Project

Environmental policy implementation and learning in water governance

In this PhD research the focus is on river restoration related to hydropower production in the EU, Sweden and the USA as well as climate change adaptation of urban water services in Sweden.

We are currently facing unprecedented global environmental challenges that include climate change and biodiversity loss. These challenges have been met with a significant environmental policy formulation at all scales that has not always led to equally significant actions and measures meant to mitigate the causes of environmental degradation. It can therefore be argued that, on a general level, environmental policy implementation during the last decades has not been as successful as environmental policy formulation.

Among a large section of policymakers and academia there is an important interest in using different types of learning processes, aimed at both the public and key stakeholders, to further the implementation of environmental policies and move society towards increased sustainability. Traditional hierarchical methods for ensuring environmental policy implementation have, for various reasons, received less attention.

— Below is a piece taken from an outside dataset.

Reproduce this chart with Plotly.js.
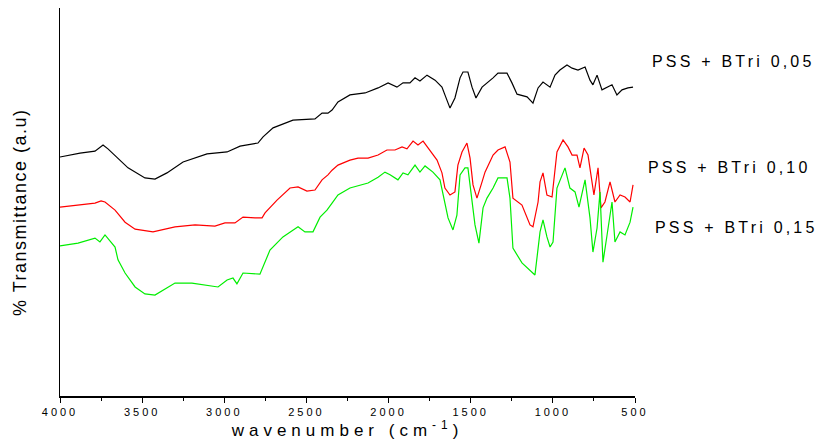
<!DOCTYPE html>
<html>
<head>
<meta charset="utf-8">
<script src="https://cdn.plot.ly/plotly-3.0.1.min.js"></script>
<style>
html,body{margin:0;padding:0;background:#fff;}
#chart{width:824px;height:448px;}
.xtick text{letter-spacing:3px;}
.g-xtitle text{letter-spacing:5px;}
.annotation-text{letter-spacing:3.2px;}
.annotation.ytitle .annotation-text{letter-spacing:1.5px;}
</style>
</head>
<body>
<div id="chart"></div>
<script>
// Wavenumber (cm-1) and transmittance (a.u.)
var wnBlack = [4000,3878,3787,3738,3708,3647,3586,3483,3422,3349,3251,3105,2983,2904,2795,2764,2703,2582,2448,2405,2369,2344,2308,2235,2143,2064,2003,1949,1912,1870,1839,1809,1766,1717,1675,1657,1626,1596,1565,1547,1517,1492,1468,1431,1413,1364,1334,1279,1249,1218,1157,1121,1090,1060,1017,987,957,914,883,847,804,774,756,731,701,670,640,610,579,543,512];
var tBlack = [61.6,62.6,63.1,64.7,63.7,61.3,58.8,56.2,55.9,57.5,60.3,62.4,62.9,64.4,65.2,66.8,69.1,71.1,71.4,72.9,72.9,73.7,75.8,77.6,78.1,79.4,80.7,79.6,80.7,80.7,82.0,81.2,82.7,81.4,79.6,77.6,74.2,76.8,82.0,83.5,83.5,79.6,76.8,79.6,80.2,82.0,83.2,83.2,80.7,77.8,77.1,75.5,79.4,80.9,79.6,82.7,84.0,85.3,84.5,84.0,84.8,81.4,80.2,82.7,78.9,79.6,80.2,77.6,78.9,79.4,79.6];

var wnRed = [4000,3890,3787,3750,3726,3665,3604,3543,3434,3300,3178,3057,2996,2935,2886,2813,2770,2752,2679,2600,2551,2497,2448,2405,2369,2344,2308,2235,2186,2125,2064,2010,1961,1918,1888,1851,1821,1790,1748,1705,1675,1657,1626,1596,1578,1553,1523,1504,1486,1462,1431,1413,1364,1334,1291,1261,1243,1188,1139,1121,1090,1078,1060,1036,1005,975,938,908,883,853,835,810,786,762,750,725,707,683,652,622,591,561,530,512];
var tRed = [48.7,49.2,49.7,50.3,50.0,47.9,44.8,43.0,42.3,43.6,44.1,43.8,44.6,44.6,46.1,45.9,45.9,47.2,50.5,53.6,53.9,52.8,53.1,55.7,57.0,58.2,59.5,60.8,61.3,61.3,62.1,63.4,63.4,64.2,63.7,65.7,64.7,65.7,63.4,60.8,57.5,53.6,51.8,52.6,59.5,62.9,65.2,61.3,54.4,51.0,55.2,57.7,62.1,63.4,64.2,60.3,51.0,49.2,44.1,43.6,50.0,55.2,57.5,51.8,51.3,62.9,66.0,64.2,62.1,62.1,58.8,63.9,62.1,55.2,51.8,58.8,48.5,50.0,55.2,50.0,51.8,51.3,50.0,54.4];

var wnGreen = [4000,3890,3787,3757,3726,3665,3647,3604,3543,3483,3422,3300,3197,3117,3038,2983,2947,2923,2886,2783,2722,2643,2551,2509,2460,2417,2375,2344,2308,2235,2186,2125,2064,2022,1991,1943,1912,1882,1839,1809,1778,1730,1687,1669,1638,1608,1584,1565,1535,1517,1492,1474,1450,1425,1401,1364,1334,1279,1261,1243,1188,1139,1109,1078,1060,1036,1017,999,975,926,896,865,841,804,774,756,731,713,695,670,640,622,591,561,530,512];
var tGreen = [38.7,39.4,40.7,39.7,41.5,38.4,35.1,31.7,28.1,26.3,26.0,29.1,29.1,28.6,28.1,29.9,30.4,28.9,31.7,31.4,37.6,41.0,43.6,42.3,42.3,46.1,47.9,49.7,51.8,53.6,54.1,54.9,56.4,57.7,57.0,55.7,57.5,57.0,59.5,57.7,59.3,57.7,55.7,51.8,45.9,42.8,46.6,57.0,58.8,58.8,50.0,44.1,39.4,48.5,51.0,53.6,56.2,56.2,51.0,38.1,34.3,32.5,31.2,42.3,45.4,41.0,38.4,39.7,53.6,58.8,53.6,52.6,48.7,55.7,45.9,37.1,43.3,52.6,34.5,41.5,50.0,39.7,42.3,41.5,44.8,48.7];

var seriesNames = ["PSS + BTri 0,05","PSS + BTri 0,10","PSS + BTri 0,15"];
var xTickVals = [4000,3500,3000,2500,2000,1500,1000,500];
var xTickText = ["4000","3500","3000","2500","2000","1500","1000","500"];
var yTitle = "% Transmittance (a.u)";
var xTitle = "wavenumber (cm<sup>-1</sup>)";

var fontFam = "Arial, 'Liberation Sans', sans-serif";

var traces = [
  {x: wnBlack, y: tBlack, name: seriesNames[0], mode: "lines", line: {color: "#000000", width: 1.2}},
  {x: wnRed, y: tRed, name: seriesNames[1], mode: "lines", line: {color: "#ff0000", width: 1.2}},
  {x: wnGreen, y: tGreen, name: seriesNames[2], mode: "lines", line: {color: "#00ee00", width: 1.2}}
];

var layout = {
  width: 824, height: 448,
  margin: {l: 60, r: 189, t: 8, b: 52},
  paper_bgcolor: "#ffffff", plot_bgcolor: "#ffffff",
  showlegend: false,
  font: {family: fontFam, color: "#000"},
  xaxis: {
    range: [4000, 500],
    tickvals: xTickVals, ticktext: xTickText,
    ticks: "outside", ticklen: 5, tickwidth: 1, tickcolor: "#000",
    minor: {dtick: 250, ticks: "outside", ticklen: 3, tickwidth: 1, tickcolor: "#000"},
    showline: true, linecolor: "#000", linewidth: 1.5,
    showgrid: false, zeroline: false,
    tickfont: {size: 11, family: fontFam},
    title: {text: xTitle, font: {size: 17, family: fontFam}, standoff: 6}
  },
  yaxis: {
    range: [0, 100],
    showticklabels: false, ticks: "",
    showline: true, linecolor: "#000", linewidth: 1.5,
    showgrid: false, zeroline: false
  },
  annotations: [
    {text: seriesNames[0], xref: "paper", yref: "paper", x: 1.026, y: 0.861, xanchor: "left", yanchor: "middle", showarrow: false, font: {size: 16, family: fontFam}},
    {text: seriesNames[1], xref: "paper", yref: "paper", x: 1.019, y: 0.588, xanchor: "left", yanchor: "middle", showarrow: false, font: {size: 16, family: fontFam}},
    {text: seriesNames[2], xref: "paper", yref: "paper", x: 1.031, y: 0.433, xanchor: "left", yanchor: "middle", showarrow: false, font: {size: 16, family: fontFam}},
    {text: yTitle, name: "ytitle", xref: "paper", yref: "paper", x: -0.07, y: 0.474, xanchor: "center", yanchor: "middle", textangle: -90, showarrow: false, font: {size: 18, family: fontFam}}
  ]
};

Plotly.newPlot("chart", traces, layout, {displayModeBar: false, staticPlot: true}).then(function(){
  var anns = document.querySelectorAll(".annotation");
  if (anns.length) anns[anns.length-1].classList.add("ytitle");
});
</script>
</body>
</html>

By comparing different cases of water governance with ranging and contrasting policy, institutional and actor settings, the aim of this PhD project is to discern to what extent learning, understood as part of network mechanisms of governance, provide a viable alternative to hierarchical forms of environmental policy implementation in the examined cases of water governance. Based on existing literature on policy implementation and social learning, insights from the cases are also used to form analytical generalizations of the viability of learning, compared to hierarchy, as a form of environmental policy implementation more broadly.